┌─ Data segment
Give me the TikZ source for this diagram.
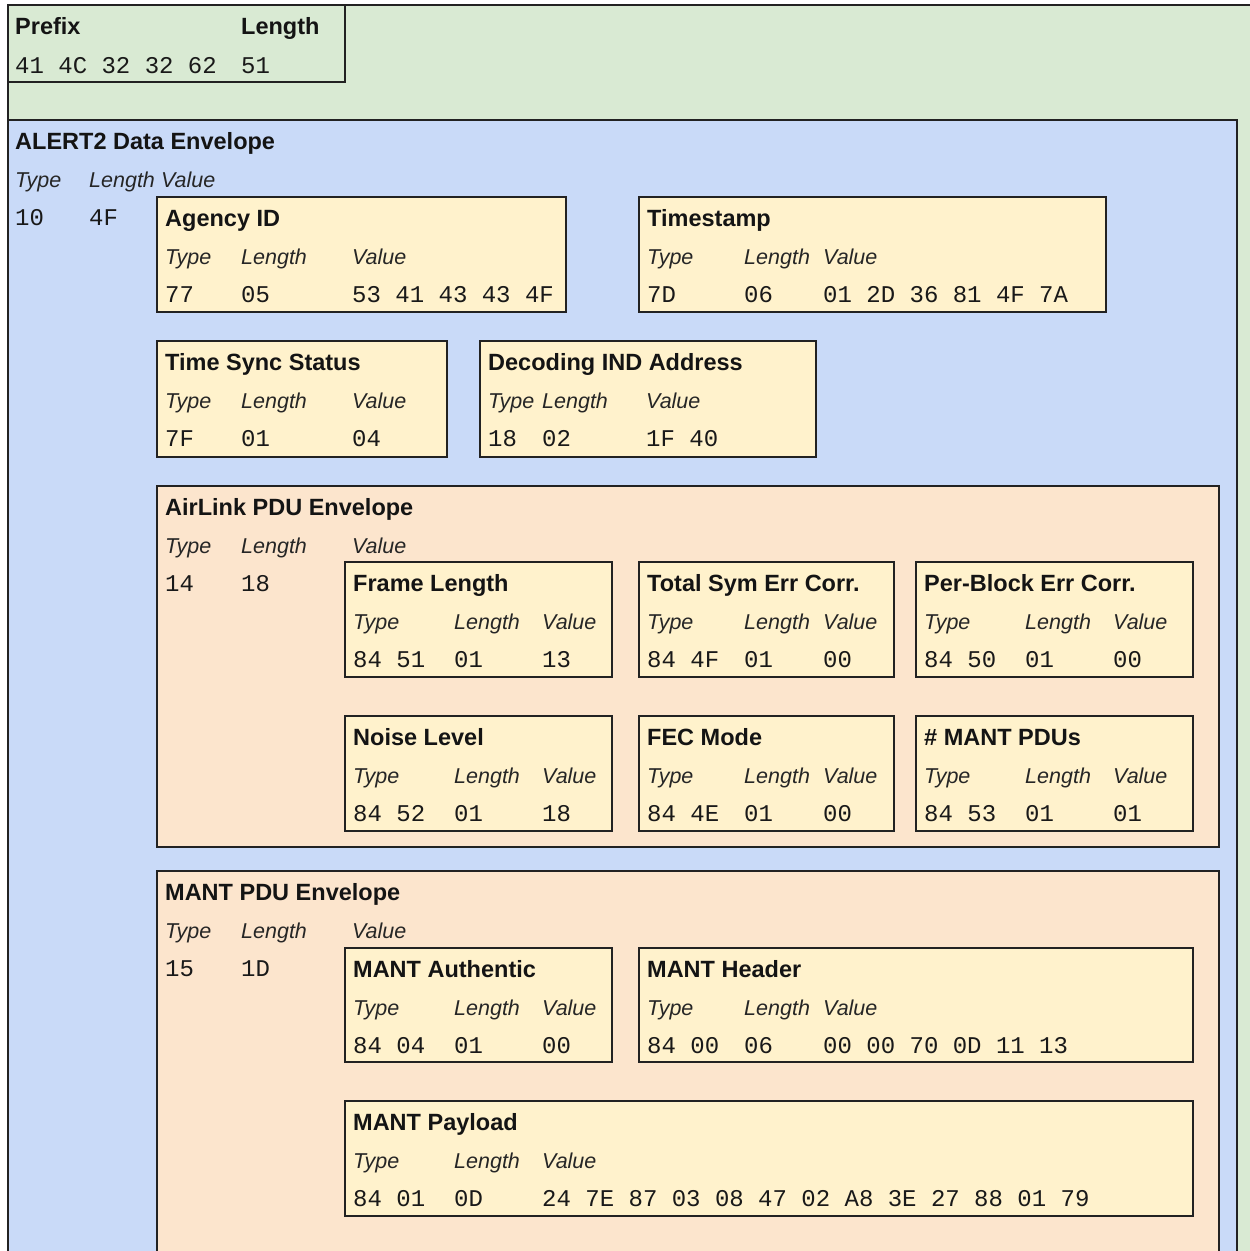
\documentclass[tikz,border=0pt]{standalone}
\usepackage{fontspec}
\setmainfont{Liberation Sans}
\newfontfamily\hexfont{Liberation Mono}

\definecolor{envGreen}{HTML}{D9EAD3}
\definecolor{envBlue}{HTML}{C9DAF8}
\definecolor{envOrange}{HTML}{FCE5CD}
\definecolor{fieldYellow}{HTML}{FFF2CC}
\definecolor{edge}{HTML}{222222}

\tikzset{
  frame/.style={draw=edge, line width=2pt, anchor=north west, inner sep=0pt, outer sep=0pt},
  greenbox/.style={frame, fill=envGreen},
  bluebox/.style={frame, fill=envBlue},
  orangebox/.style={frame, fill=envOrange},
  yellowbox/.style={frame, fill=fieldYellow},
  ttl/.style={anchor=base west, inner sep=0pt, text=black!92,
    font=\fontsize{23.5}{28}\selectfont\bfseries},
  lbl/.style={anchor=base west, inner sep=0pt, text=black!85,
    font=\fontsize{21.5}{26}\selectfont\itshape},
  hex/.style={anchor=base west, inner sep=0pt, text=black!90,
    font=\hexfont\fontsize{24}{28}\selectfont},
}

% a framed field: name, style, left, top, width, height
\newcommand\tlvbox[6]{%
  \node[#2, minimum width=#5pt, minimum height=#6pt] (#1) at (#3,#4) {};}

% the three text rows of a field:
% name, type column, top, length column, value column, title, type, length, value
\newcommand\tlvtext[9]{%
  \node[ttl] (#1-title) at (#2,#3+29) {#6};
  \node[lbl] (#1-ltype) at (#2,#3+67) {Type};
  \node[lbl] (#1-llen)  at (#4,#3+67) {Length};
  \node[lbl] (#1-lval)  at (#5,#3+67) {Value};
  \node[hex] (#1-vtype) at (#2,#3+105) {#7};
  \node[hex] (#1-vlen)  at (#4,#3+105) {#8};
  \node[hex] (#1-vval)  at (#5,#3+105) {#9};}

\begin{document}
\begin{tikzpicture}[x=1pt, y=-1pt]
\useasboundingbox (0,0) rectangle (1250,1251);
\fill[white] (0,0) rectangle (1250,1251);
\clip (0,0) rectangle (1250,1251);

% outer frame and prefix
\tlvbox{frame}{greenbox}{8}{5}{1300}{1300}
\tlvbox{prefix}{greenbox}{8}{5}{337}{77}
\node[ttl] (prefix-title) at (15,34) {Prefix};
\node[ttl] (prefix-len) at (241,34) {Length};
\node[hex] (prefix-bytes) at (15,73) {41 4C 32 32 62};
\node[hex] (prefix-lenval) at (241,73) {51};

% ALERT2 data envelope
\tlvbox{alert}{bluebox}{8}{120}{1229}{1200}
\tlvtext{alert}{15}{120}{89}{161}{ALERT2 Data Envelope}{10}{4F}{}

\tlvbox{agency}{yellowbox}{157}{197}{409}{115}
\tlvtext{agency}{165}{197}{241}{352}{Agency ID}{77}{05}{53 41 43 43 4F}

\tlvbox{stamp}{yellowbox}{639}{197}{467}{115}
\tlvtext{stamp}{647}{197}{744}{823}{Timestamp}{7D}{06}{01 2D 36 81 4F 7A}

\tlvbox{tsync}{yellowbox}{157}{341}{290}{116}
\tlvtext{tsync}{165}{341}{241}{352}{Time Sync Status}{7F}{01}{04}

\tlvbox{decind}{yellowbox}{480}{341}{336}{116}
\tlvtext{decind}{488}{341}{542}{646}{Decoding IND Address}{18}{02}{1F 40}

% AirLink PDU envelope
\tlvbox{airlink}{orangebox}{157}{486}{1062}{361}
\tlvtext{airlink}{165}{486}{241}{352}{AirLink PDU Envelope}{14}{18}{}

\tlvbox{framelen}{yellowbox}{345}{562}{267}{115}
\tlvtext{framelen}{353}{562}{454}{542}{Frame Length}{84 51}{01}{13}

\tlvbox{totsym}{yellowbox}{639}{562}{255}{115}
\tlvtext{totsym}{647}{562}{744}{823}{Total Sym Err Corr.}{84 4F}{01}{00}

\tlvbox{perblock}{yellowbox}{916}{562}{277}{115}
\tlvtext{perblock}{924}{562}{1025}{1113}{Per-Block Err Corr.}{84 50}{01}{00}

\tlvbox{noise}{yellowbox}{345}{716}{267}{115}
\tlvtext{noise}{353}{716}{454}{542}{Noise Level}{84 52}{01}{18}

\tlvbox{fec}{yellowbox}{639}{716}{255}{115}
\tlvtext{fec}{647}{716}{744}{823}{FEC Mode}{84 4E}{01}{00}

\tlvbox{nmant}{yellowbox}{916}{716}{277}{115}
\tlvtext{nmant}{924}{716}{1025}{1113}{\# MANT PDUs}{84 53}{01}{01}

% MANT PDU envelope
\tlvbox{mant}{orangebox}{157}{871}{1062}{500}
\tlvtext{mant}{165}{871}{241}{352}{MANT PDU Envelope}{15}{1D}{}

\tlvbox{mantauth}{yellowbox}{345}{948}{267}{114}
\tlvtext{mantauth}{353}{948}{454}{542}{MANT Authentic}{84 04}{01}{00}

\tlvbox{manthdr}{yellowbox}{639}{948}{554}{114}
\tlvtext{manthdr}{647}{948}{744}{823}{MANT Header}{84 00}{06}{00 00 70 0D 11 13}

\tlvbox{mantpay}{yellowbox}{345}{1101}{848}{115}
\tlvtext{mantpay}{353}{1101}{454}{542}{MANT Payload}{84 01}{0D}{24 7E 87 03 08 47 02 A8 3E 27 88 01 79}
\end{tikzpicture}
\end{document}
└─
### Exercise
Starting with the first line of the data above and ending with the line containing "minimum width=#5pt, minimum", please restate every line exactly, leaving images out.

### Exercise result
Give me the TikZ source for this diagram.
\documentclass[tikz,border=0pt]{standalone}
\usepackage{fontspec}
\setmainfont{Liberation Sans}
\newfontfamily\hexfont{Liberation Mono}

\definecolor{envGreen}{HTML}{D9EAD3}
\definecolor{envBlue}{HTML}{C9DAF8}
\definecolor{envOrange}{HTML}{FCE5CD}
\definecolor{fieldYellow}{HTML}{FFF2CC}
\definecolor{edge}{HTML}{222222}

\tikzset{
  frame/.style={draw=edge, line width=2pt, anchor=north west, inner sep=0pt, outer sep=0pt},
  greenbox/.style={frame, fill=envGreen},
  bluebox/.style={frame, fill=envBlue},
  orangebox/.style={frame, fill=envOrange},
  yellowbox/.style={frame, fill=fieldYellow},
  ttl/.style={anchor=base west, inner sep=0pt, text=black!92,
    font=\fontsize{23.5}{28}\selectfont\bfseries},
  lbl/.style={anchor=base west, inner sep=0pt, text=black!85,
    font=\fontsize{21.5}{26}\selectfont\itshape},
  hex/.style={anchor=base west, inner sep=0pt, text=black!90,
    font=\hexfont\fontsize{24}{28}\selectfont},
}

% a framed field: name, style, left, top, width, height
\newcommand\tlvbox[6]{%
  \node[#2, minimum width=#5pt, minimum height=#6pt] (#1) at (#3,#4) {};}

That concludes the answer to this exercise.